The music for this show, as well as conveying the sadness and despondency of these girls, was often used to uplift. It had its origins in the Irish folk tradition, though it sometimes diverged into other traditions like Gilbert and Sullivan. Kylie Morrigan on the fiddle and Penelope Swales on the tin whistle, alongside Helen Begly, all clearly very experienced musicians, augmented the soundscape with improvised clicks and evocative vocalisations.
It is a huge tribute to this project that, as a play in its première season, it has been selected for inclusion in the VCE drama texts. One can easily understand why: it tells the story of young women in the same age group as most of the students and its theme of unwanted migrants is a perennial in Australian history. It will surprise and hopefully galvanise young audiences to think about the Irish as the victims of exclusionary politics and the ongoing toxic legacy of needing but demonising and refusing to integrate new migrant groups.

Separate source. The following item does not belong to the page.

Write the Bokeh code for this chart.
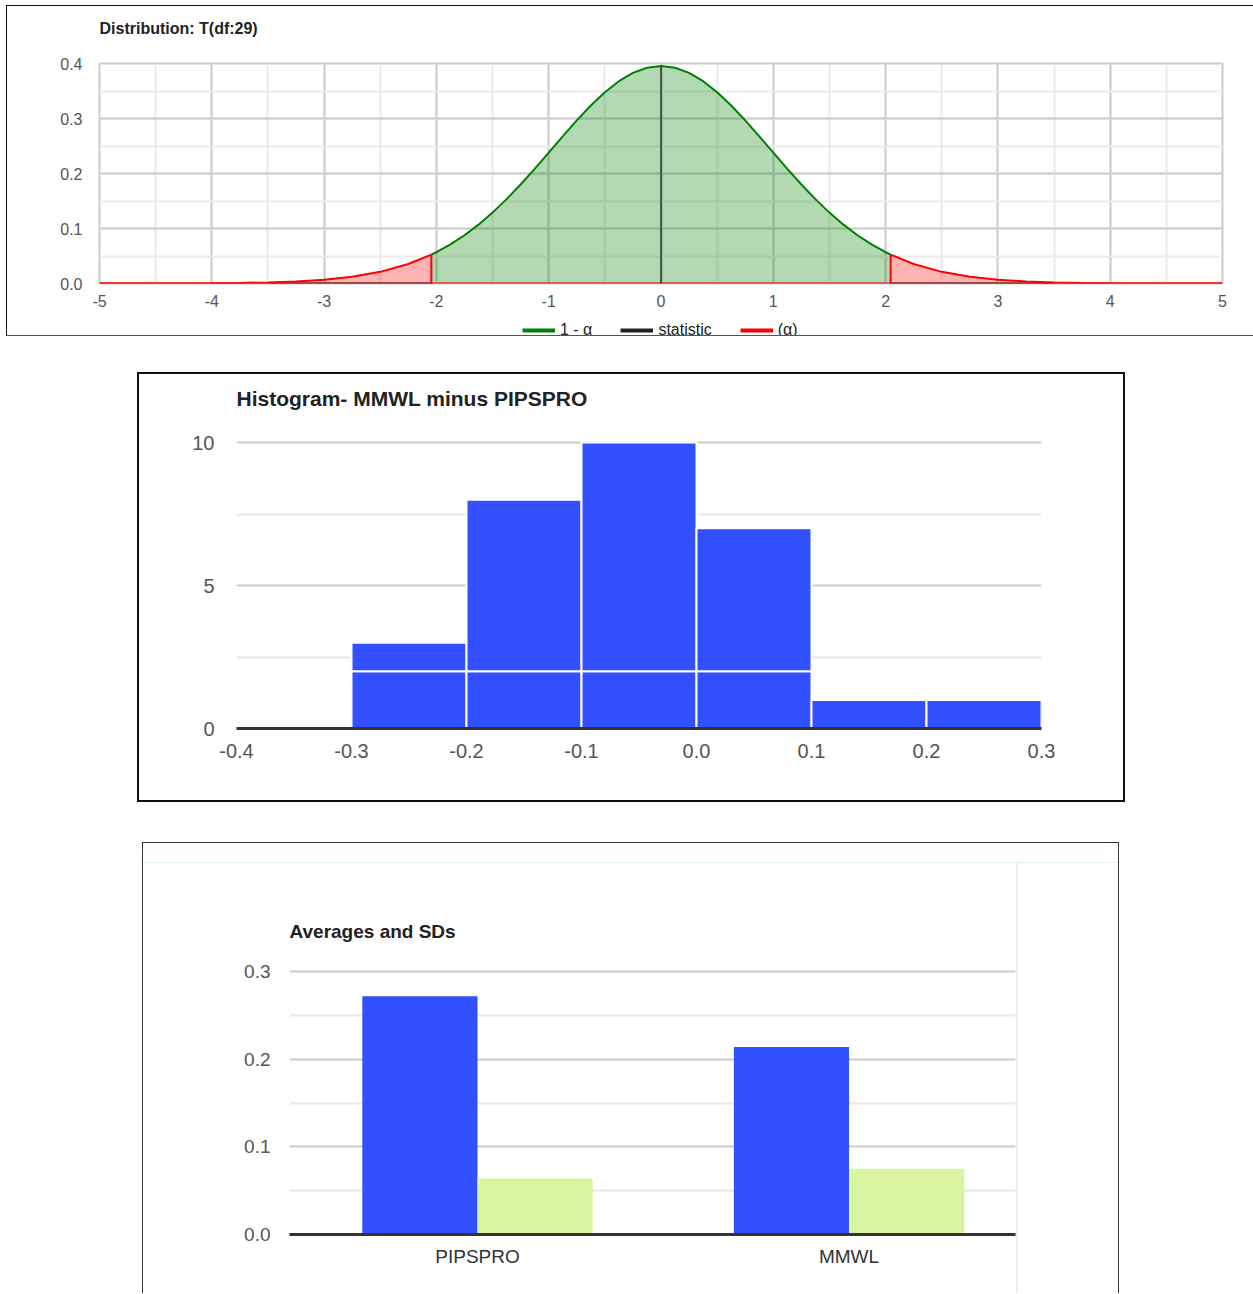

It was impossible not to enjoy this show, and I noted that the schoolgirl audience from Siena College behind us was very attentive. It should be a hit not only with them, but also with more general audiences. It offers much to heart, mind and ear. Congraulations to Ruby Rees and her team for a passionate show that was both elegant and homespun, and inventively minimalist in the best sense.
Frances Devlin-Glass is a literary studies academic who has been reviewing plays since the early 1980s and is a member of the Tinteán collective.